(Supplied data):
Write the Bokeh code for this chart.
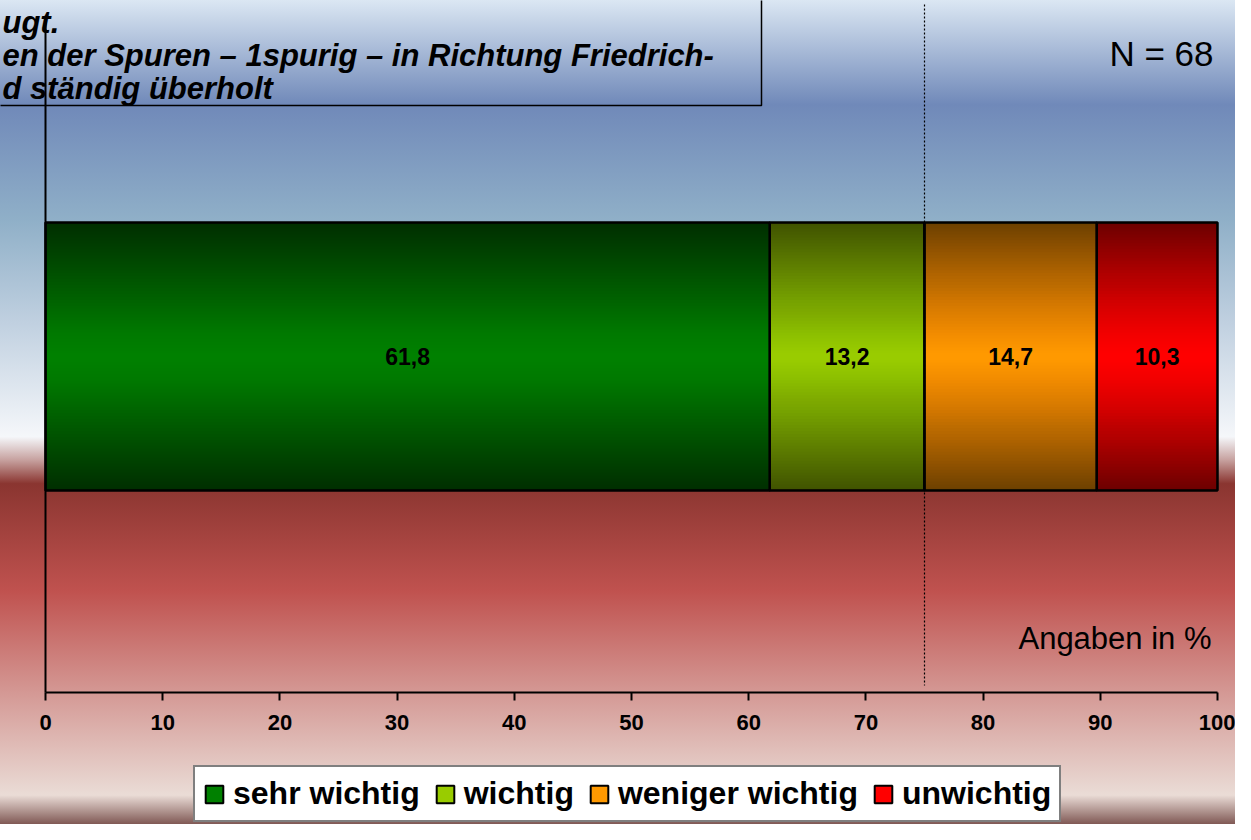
import numpy as np
from bokeh.plotting import figure
from bokeh.models import (Range1d, ColumnDataSource, Legend, LegendItem, FixedTicker,
                          InlineStyleSheet, LinearAxis)
from bokeh.core.properties import value
from bokeh.embed import file_html
from bokeh.resources import INLINE

# ---------------- data ----------------
categories = ["sehr wichtig", "wichtig", "weniger wichtig", "unwichtig"]
shares = [61.8, 13.2, 14.7, 10.3]
colors = ["#008000", "#99cc00", "#ff9900", "#ff0000"]
tick_values = [0, 10, 20, 30, 40, 50, 60, 70, 80, 90, 100]
title_lines = ["ugt.",
               "en der Spuren \u2013 1spurig \u2013 in Richtung Friedrich-",
               "d st\u00e4ndig \u00fcberholt"]
sample_note = "N = 68"
unit_note = "Angaben in %"
marker_value = 75

# ---------------- layout (pixels of the figure) ----------------
W, H = 1235, 824
X0_PX, X100_PX = 45, 1217
BAR_TOP_PX, BAR_BOT_PX = 222, 490
AXIS_PX, PLOT_TOP_PX = 692, 20
FONT = "Liberation Sans"

px_per_x = (X100_PX - X0_PX) / 100.0
bar_c = (BAR_TOP_PX + BAR_BOT_PX) / 2.0
px_per_y = float(BAR_BOT_PX - BAR_TOP_PX)


def xd(px):
    return (px - X0_PX) / px_per_x


def yd(py):
    return (bar_c - py) / px_per_y


bg_css = """
:host {
  background: linear-gradient(to bottom,
    #dbe7f3 0%, #7089b9 12.7%, #90b0c8 26.9%, #c0d0e0 39.1%, #f5f7fa 53.0%,
    #c7a2a0 55.8%, #8a3530 58.7%, #c0524f 71.8%, #d49894 84.0%,
    #eadcd6 96.5%, #805955 100%);
}
"""

p = figure(width=W, height=H, x_range=Range1d(xd(0), xd(W)), y_range=Range1d(yd(H), yd(0)),
           output_backend="svg", toolbar_location=None, min_border=0,
           x_axis_location=None, y_axis_location=None)
p.stylesheets = [InlineStyleSheet(css=bg_css)]
p.background_fill_color = None
p.border_fill_color = None
p.outline_line_color = None
p.grid.visible = False

# ---------------- bars ----------------
rights = np.cumsum(shares)
lefts = rights - np.array(shares)
labels = [f"{v:.1f}".replace(".", ",") for v in shares]
src = ColumnDataSource(dict(y=[0] * len(shares), left=lefts, right=rights, color=colors,
                            cat=categories, label=labels, mid=(lefts + rights) / 2))
bars = p.hbar(y="y", left="left", right="right", height=1, fill_color="color",
              line_color="black", line_width=2, source=src)

# vertical shading of the bar (dark at top/bottom, bright in the middle)
N = 45
thr = np.arange(N) / N
mid = (np.arange(N) + 0.5) / N
dark = 0.52 * mid ** 1.25
T = 1 - dark
T_prev = np.concatenate([[1.0], T[:-1]])
alphas = 1 - T / T_prev
total = float(rights[-1])
p.quad(left=[0.0] * N, right=[total] * N, bottom=list(thr * 0.5), top=[0.5] * N,
       fill_color="black", fill_alpha=list(alphas), line_color=None)
p.quad(left=[0.0] * N, right=[total] * N, bottom=[-0.5] * N, top=list(-thr * 0.5),
       fill_color="black", fill_alpha=list(alphas), line_color=None)
p.hbar(y="y", left="left", right="right", height=1, fill_color=None,
       line_color="black", line_width=2, source=src)

p.text(x="mid", y="y", text="label", text_align="center", text_baseline="middle",
       text_font=value(FONT), text_font_style="bold", text_font_size="23px",
       text_color="black", source=src)

# ---------------- axes ----------------
xaxis = LinearAxis(fixed_location=yd(AXIS_PX), bounds=(0, 100),
                   ticker=FixedTicker(ticks=tick_values),
                   axis_line_width=2, axis_line_color="black",
                   major_tick_line_width=2, major_tick_line_color="black",
                   major_tick_out=8, major_tick_in=0, minor_tick_out=0, minor_tick_in=0,
                   major_label_text_font=FONT, major_label_text_font_style="bold",
                   major_label_text_font_size="22px", major_label_text_color="black",
                   major_label_standoff=14)
p.add_layout(xaxis, "below")
yaxis = LinearAxis(fixed_location=0, bounds=(yd(AXIS_PX), yd(PLOT_TOP_PX)),
                   ticker=FixedTicker(ticks=[]), axis_line_width=2, axis_line_color="black",
                   major_tick_out=0, major_tick_in=0, minor_tick_out=0, minor_tick_in=0,
                   major_label_text_font_size="0px")
p.add_layout(yaxis, "left")

# dotted reference line at 75 %
p.segment(x0=[marker_value], x1=[marker_value], y0=[yd(4)], y1=[yd(685)],
          line_color="black", line_width=1.2, line_dash="2 2")

# ---------------- title box and notes ----------------
p.quad(left=[xd(-30)], right=[xd(761)], bottom=[yd(105)], top=[yd(-30)],
       fill_color=None, line_color="black", line_width=1.5)
p.text(x=[xd(2)] * 3, y=[yd(22), yd(55), yd(88)], text=title_lines,
       text_font=value(FONT), text_font_style="bold italic", text_font_size="31px",
       text_baseline="alphabetic", text_align="left", text_color="black")
p.text(x=[xd(1213)], y=[yd(53)], text=[sample_note], text_font=value(FONT),
       text_font_size="35px", text_align="right", text_baseline="alphabetic",
       text_color="black")
p.text(x=[xd(1211)], y=[yd(638)], text=[unit_note], text_font=value(FONT),
       text_font_size="31px", text_align="right", text_baseline="alphabetic",
       text_color="black")

# ---------------- legend ----------------
legend = Legend(items=[LegendItem(label=c, renderers=[bars], index=i)
                       for i, c in enumerate(categories)],
                orientation="horizontal", location=(193, 2),
                label_text_font=FONT, label_text_font_style="bold",
                label_text_font_size="32px", label_text_color="black",
                glyph_width=22, glyph_height=22, label_standoff=8, spacing=14,
                padding=8, margin=0, border_line_color="black", border_line_width=2,
                background_fill_color="white", background_fill_alpha=1)
p.add_layout(legend)

open("out.html", "w").write(file_html(p, INLINE))
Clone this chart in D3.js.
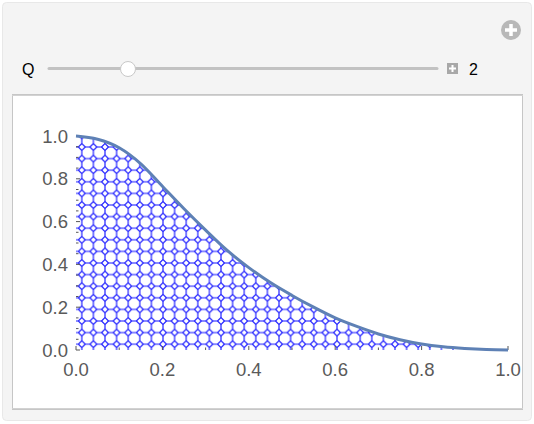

(Goal of the exercise): Take the listing above and print it exactly, apart from the pictures.

(Completed exercise):
Write the Bokeh code for this chart.
import numpy as np
from bokeh.plotting import figure
from bokeh.models import (Range1d, ColumnDataSource, Legend, LegendItem, FixedTicker,
                          InlineStyleSheet, LinearAxis)
from bokeh.core.properties import value
from bokeh.embed import file_html
from bokeh.resources import INLINE

# ---------------- data ----------------
categories = ["sehr wichtig", "wichtig", "weniger wichtig", "unwichtig"]
shares = [61.8, 13.2, 14.7, 10.3]
colors = ["#008000", "#99cc00", "#ff9900", "#ff0000"]
tick_values = [0, 10, 20, 30, 40, 50, 60, 70, 80, 90, 100]
title_lines = ["ugt.",
               "en der Spuren \u2013 1spurig \u2013 in Richtung Friedrich-",
               "d st\u00e4ndig \u00fcberholt"]
sample_note = "N = 68"
unit_note = "Angaben in %"
marker_value = 75

# ---------------- layout (pixels of the figure) ----------------
W, H = 1235, 824
X0_PX, X100_PX = 45, 1217
BAR_TOP_PX, BAR_BOT_PX = 222, 490
AXIS_PX, PLOT_TOP_PX = 692, 20
FONT = "Liberation Sans"

px_per_x = (X100_PX - X0_PX) / 100.0
bar_c = (BAR_TOP_PX + BAR_BOT_PX) / 2.0
px_per_y = float(BAR_BOT_PX - BAR_TOP_PX)


def xd(px):
    return (px - X0_PX) / px_per_x


def yd(py):
    return (bar_c - py) / px_per_y


bg_css = """
:host {
  background: linear-gradient(to bottom,
    #dbe7f3 0%, #7089b9 12.7%, #90b0c8 26.9%, #c0d0e0 39.1%, #f5f7fa 53.0%,
    #c7a2a0 55.8%, #8a3530 58.7%, #c0524f 71.8%, #d49894 84.0%,
    #eadcd6 96.5%, #805955 100%);
}
"""

p = figure(width=W, height=H, x_range=Range1d(xd(0), xd(W)), y_range=Range1d(yd(H), yd(0)),
           output_backend="svg", toolbar_location=None, min_border=0,
           x_axis_location=None, y_axis_location=None)
p.stylesheets = [InlineStyleSheet(css=bg_css)]
p.background_fill_color = None
p.border_fill_color = None
p.outline_line_color = None
p.grid.visible = False

# ---------------- bars ----------------
rights = np.cumsum(shares)
lefts = rights - np.array(shares)
labels = [f"{v:.1f}".replace(".", ",") for v in shares]
src = ColumnDataSource(dict(y=[0] * len(shares), left=lefts, right=rights, color=colors,
                            cat=categories, label=labels, mid=(lefts + rights) / 2))
bars = p.hbar(y="y", left="left", right="right", height=1, fill_color="color",
              line_color="black", line_width=2, source=src)

# vertical shading of the bar (dark at top/bottom, bright in the middle)
N = 45
thr = np.arange(N) / N
mid = (np.arange(N) + 0.5) / N
dark = 0.52 * mid ** 1.25
T = 1 - dark
T_prev = np.concatenate([[1.0], T[:-1]])
alphas = 1 - T / T_prev
total = float(rights[-1])
p.quad(left=[0.0] * N, right=[total] * N, bottom=list(thr * 0.5), top=[0.5] * N,
       fill_color="black", fill_alpha=list(alphas), line_color=None)
p.quad(left=[0.0] * N, right=[total] * N, bottom=[-0.5] * N, top=list(-thr * 0.5),
       fill_color="black", fill_alpha=list(alphas), line_color=None)
p.hbar(y="y", left="left", right="right", height=1, fill_color=None,
       line_color="black", line_width=2, source=src)

p.text(x="mid", y="y", text="label", text_align="center", text_baseline="middle",
       text_font=value(FONT), text_font_style="bold", text_font_size="23px",
       text_color="black", source=src)

# ---------------- axes ----------------
xaxis = LinearAxis(fixed_location=yd(AXIS_PX), bounds=(0, 100),
                   ticker=FixedTicker(ticks=tick_values),
                   axis_line_width=2, axis_line_color="black",
                   major_tick_line_width=2, major_tick_line_color="black",
                   major_tick_out=8, major_tick_in=0, minor_tick_out=0, minor_tick_in=0,
                   major_label_text_font=FONT, major_label_text_font_style="bold",
                   major_label_text_font_size="22px", major_label_text_color="black",
                   major_label_standoff=14)
p.add_layout(xaxis, "below")
yaxis = LinearAxis(fixed_location=0, bounds=(yd(AXIS_PX), yd(PLOT_TOP_PX)),
                   ticker=FixedTicker(ticks=[]), axis_line_width=2, axis_line_color="black",
                   major_tick_out=0, major_tick_in=0, minor_tick_out=0, minor_tick_in=0,
                   major_label_text_font_size="0px")
p.add_layout(yaxis, "left")

# dotted reference line at 75 %
p.segment(x0=[marker_value], x1=[marker_value], y0=[yd(4)], y1=[yd(685)],
          line_color="black", line_width=1.2, line_dash="2 2")

# ---------------- title box and notes ----------------
p.quad(left=[xd(-30)], right=[xd(761)], bottom=[yd(105)], top=[yd(-30)],
       fill_color=None, line_color="black", line_width=1.5)
p.text(x=[xd(2)] * 3, y=[yd(22), yd(55), yd(88)], text=title_lines,
       text_font=value(FONT), text_font_style="bold italic", text_font_size="31px",
       text_baseline="alphabetic", text_align="left", text_color="black")
p.text(x=[xd(1213)], y=[yd(53)], text=[sample_note], text_font=value(FONT),
       text_font_size="35px", text_align="right", text_baseline="alphabetic",
       text_color="black")
p.text(x=[xd(1211)], y=[yd(638)], text=[unit_note], text_font=value(FONT),
       text_font_size="31px", text_align="right", text_baseline="alphabetic",
       text_color="black")

# ---------------- legend ----------------
legend = Legend(items=[LegendItem(label=c, renderers=[bars], index=i)
                       for i, c in enumerate(categories)],
                orientation="horizontal", location=(193, 2),
                label_text_font=FONT, label_text_font_style="bold",
                label_text_font_size="32px", label_text_color="black",
                glyph_width=22, glyph_height=22, label_standoff=8, spacing=14,
                padding=8, margin=0, border_line_color="black", border_line_width=2,
                background_fill_color="white", background_fill_alpha=1)
p.add_layout(legend)

open("out.html", "w").write(file_html(p, INLINE))
Clone this chart in D3.js.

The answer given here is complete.